Dietary Fiber

Also known as roughage or bulk, dietary fiber is the part of plant foods that our bodies find indigestible and nonabsorbable. While at face value this may sound like a negative, indigestible fibers actually play a key role in digestive health.

There are two types of dietary fiber; soluble and insoluble. Soluble fiber dissolves in water and can be helpful for lowering cholesterol and maintaining healthy blood sugar levels. It is also known for aiding with healthy weight loss by providing a feeling of fullness and alleviating hunger for longer.  Insoluble fiber on the other hand does not dissolve in water, instead absorbing it, creating bulk and helping move food along the digestive tract.
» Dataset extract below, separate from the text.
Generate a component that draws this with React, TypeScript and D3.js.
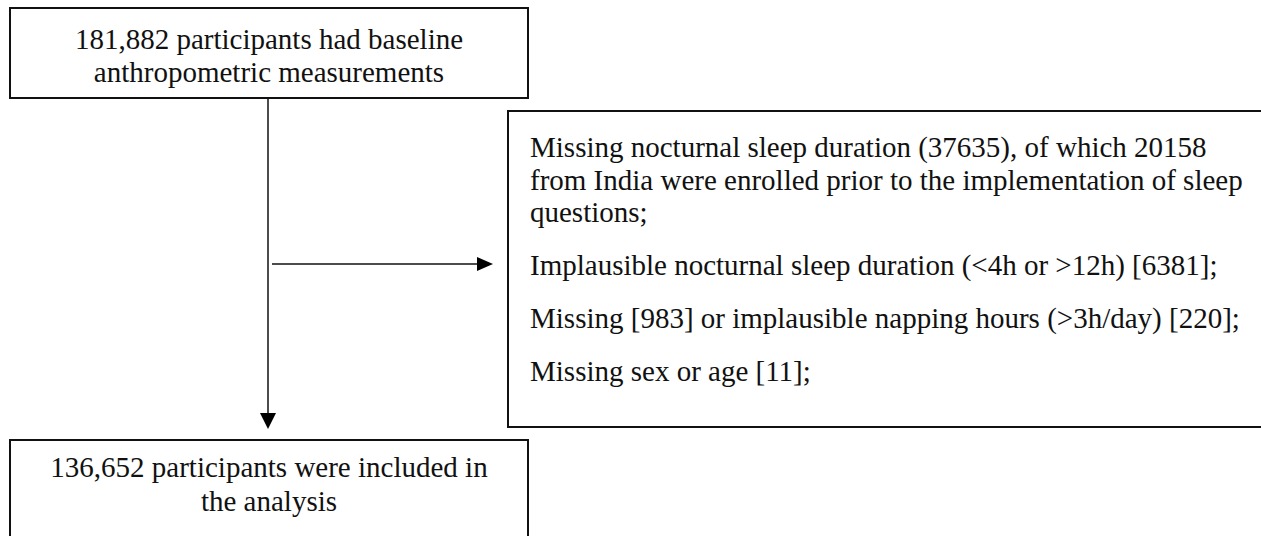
import * as d3 from "d3";

const width = 1261;
const height = 536;

// flow chart content
const topLines = ["181,882 participants had baseline", "anthropometric measurements"];
const bottomLines = ["136,652 participants were included in", "the analysis"];
const exclusionParas = [
  [
    "Missing nocturnal sleep duration (37635), of which 20158",
    "from India were enrolled prior to the implementation of sleep",
    "questions;",
  ],
  ["Implausible nocturnal sleep duration (<4h or >12h) [6381];"],
  ["Missing [983] or implausible napping hours (>3h/day) [220];"],
  ["Missing sex or age [11];"],
];

const font = "'Liberation Serif', 'Times New Roman', serif";
const fontSize = 29;
const lineH = 32.5;
const paraGap = 53;

const topBox = { x: 10, y: 8, w: 518, h: 90 };
const sideBox = { x: 508, y: 111, w: 800, h: 316 };
const bottomBox = { x: 10, y: 440, w: 518, h: 120 };

const spineX = 268;
const branchY = 264;

export default function App() {
  // exclusion text line positions
  const lines: { text: string; y: number }[] = [];
  let y = 157;
  exclusionParas.forEach((para, i) => {
    if (i > 0) y += paraGap - lineH;
    para.forEach((t) => {
      lines.push({ text: t, y });
      y += lineH;
    });
  });

  const arrowDown = d3.line()([
    [spineX - 8, 413],
    [spineX + 8, 413],
    [spineX, 429],
  ]) + "Z";
  const arrowRight = d3.line()([
    [477, branchY - 7],
    [477, branchY + 7],
    [493, branchY],
  ]) + "Z";

  const midTop = topBox.x + topBox.w / 2;
  const midBottom = bottomBox.x + bottomBox.w / 2;

  return (
    <svg
      width={width}
      height={height}
      style={{ position: "absolute", left: 0, top: 0, background: "#fff" }}
      fontFamily={font}
      fontSize={fontSize}
    >
      <rect x={topBox.x} y={topBox.y} width={topBox.w} height={topBox.h} fill="none" stroke="#111" strokeWidth={2} />
      {topLines.map((t, i) => (
        <text key={t} x={midTop} y={49 + i * 33} textAnchor="middle" fill="#111">
          {t}
        </text>
      ))}

      <line x1={spineX} y1={topBox.y + topBox.h} x2={spineX} y2={415} stroke="#111" strokeWidth={1.5} />
      <path d={arrowDown} fill="#000" />
      <line x1={272} y1={branchY} x2={480} y2={branchY} stroke="#111" strokeWidth={1.5} />
      <path d={arrowRight} fill="#000" />

      <rect x={sideBox.x} y={sideBox.y} width={sideBox.w} height={sideBox.h} fill="none" stroke="#111" strokeWidth={2} />
      {lines.map((l) => (
        <text key={l.text} x={530} y={l.y} fill="#111">
          {l.text}
        </text>
      ))}

      <rect x={bottomBox.x} y={bottomBox.y} width={bottomBox.w} height={bottomBox.h} fill="none" stroke="#111" strokeWidth={2} />
      {bottomLines.map((t, i) => (
        <text key={t} x={midBottom} y={477 + i * 34} textAnchor="middle" fill="#111">
          {t}
        </text>
      ))}
    </svg>
  );
}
This aids in preventing constipation and irregular bowel movements.3

Dietary fiber promotes a healthy gastrointestinal microbiome, enabling optimal absorption of nutrition and reducing inflammation and bloating.  A good balance of insoluble and soluble fibers provides an environment where gut bacteria is able to thrive and waste materials are able to pass in a healthy, efficient manner. This averts bacteria from feeding on intestinal mucus linings and reduces the fermentation of non-digested foods.1,2

Because of the nourishment dietary fibers provide the gut microbiome through fermentation, many are considered prebiotic; while not all dietary fibers are considered prebiotics, most prebiotics are classified as dietary fibers.1

  1. Holscher, H. D. (2017). Dietary fiber and prebiotics and the gastrointestinal microbiota. Gut Microbes, Vol. 8, No. 2, pp. 172-184.
    DOI: 10.1080/19490976.2017.1290756
  2. Courage, K. H. (2015, Mar 23). Fiber-Famished Gut Microbes Linked to Poor Health. Scientific American.
  3. Caballero, B., Allen, L., Prentice, A. (2005). Dietary Fiber: Physiological Effects and Effects on Absorption. In Encyclopedia of Human Nutrition, 2nd ed., Vol. 1, pp. 572-590. Elsevier.